Não chego a dizer que o cenário pode possibilitar ascenso de massas e grandes mobilizações. Esse tipo de reação é muito imprevisível. Às vezes, mesmo com um contexto favorável, de crescimento de forças políticas, o ascenso não se dá. Mas, sem dúvida, a central surge num tempo mais favorável. Estamos vivendo um novo tempo, e muita gente não tem consciência disso ainda.
Isso tem reflexo não para as centrais mas também para os partidos de esquerda, as organizações progressistas, o movimento de uma maneira geral. É um processo de acumulação, às vezes até imperceptível. Nunca vivemos um período, na história política da América Latina, com esse grau de participação de luta pela soberania e pela democracia.
Forças populares da região, através de lideranças importantes, galvanizam grandes setores socais e políticos, chegando ao poder — inclusive à presidência da República. É algo inédito na América Latina, um momento de ousadia. Antes, o espaço democrático era muito pequeno, e esses povos daqui estavam muito amordaçados. Mal podiam levantar a cabeça. Daí faziam as lutas armadas, as guerrilhas nas selvas, por aí afora. Hoje é um momento novo, sim — queiramos ou não queiramos.
O Brasil
No nosso país, por exemplo, a eleição de Lula estabelece um novo ciclo. Há gente que não se dá conta das muitas conquistas democráticas e, por isso, não as defende. O que eu acho é que é precisamos dar passos adiantes, mas confirmar o que já conseguimos nessa etapa do governo Lula. Quem não compreende isso se perde.
Um parêntese só: ontem mesmo (11), conversando com algumas pessoas lá do Ministério da Fazenda, isso ficou claro. O salário mínimo, desde o primeiro governo Lula até hoje, voltou ao nível de 1964 — quando teve seu melhor índice na história do Brasil. Sabe o que é isso? É a real distribuição de renda.
As pessoas reclamam das bolsas fornecidas pelo governo Lula, que também compõem uma distribuição de renda primária. Mas os beneficiados são pessoas deserdadas que não tinham nada. A distribuição da renda foi encarada pelo governo Lula — e com razão — como uma emergência.
Essas áreas todas de saúde, educação, meio ambiente, entre outras, estão sendo discutidas amplamente em fóruns nacionais, conferências — tudo de baixo para cima. O povo participa efetivamente na elaboração de políticas públicas. Criou-se um grande movimento nacional até no esporte, cujos encontros em Brasília reúnem 3 mil, 4 mil ou 5 mil delegados. De baixo, nas bases, a mobilização chega a atingir cem mil pessoas.

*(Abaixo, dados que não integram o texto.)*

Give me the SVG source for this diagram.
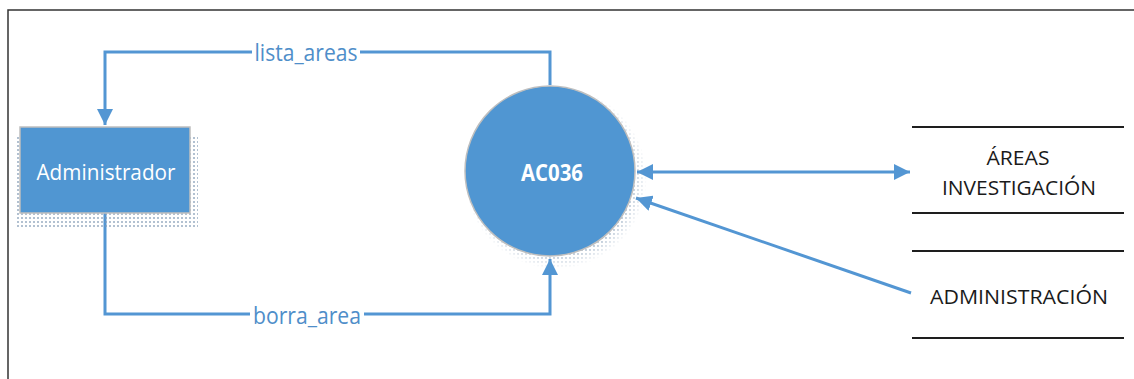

É uma realidade de avanço democrático que nunca houve no Brasil, a não ser num período muito curto, do governo de João Goulart. O golpe militar de 1964 veio exatamente por isso. Chegamos talvez a ter ali um ascenso democrático — mas não igual a esse de hoje. Por que é preciso compreender isso, esse momento novo? Porque não devemos ver apenas o que queremos mas também compreender o passo que já deu.
Sinais de mudança
A central vem, portanto, num momento favorável. Esse papo de “uma central não vem num período de ascenso” é falso — é um verdadeiro mecanicismo. Vivemos um período, sim, de ascenso democrático, que é fundamental para organizar uma central com nova cultura, nova política. Isso acontece também com o PCdoB, que passa por uma fase de renovação, como fruto dessa situação. Nunca tivemos tantos pré-candidatos a prefeitos em capitais, só para você fazer uma analogia.
As pesquisas que começam a surgir mostram candidatos do PCdoB. Antes, aparecíamos só com um traço, abaixo de 1% — isso quando aparecíamos. Só lançávamos candidatos proporcionais. Agora já temos nomes competitivos, que despontam em segundo, terceiro lugar, mesmo nas principais cidades.
Em resumo: é um momento novo que se reflete no Brasil e na América Latina. Para a CTB — que tem o desafio de construir uma cultura sindical e responder a essa realidade —, a hora é certa. Consideremos o contexto.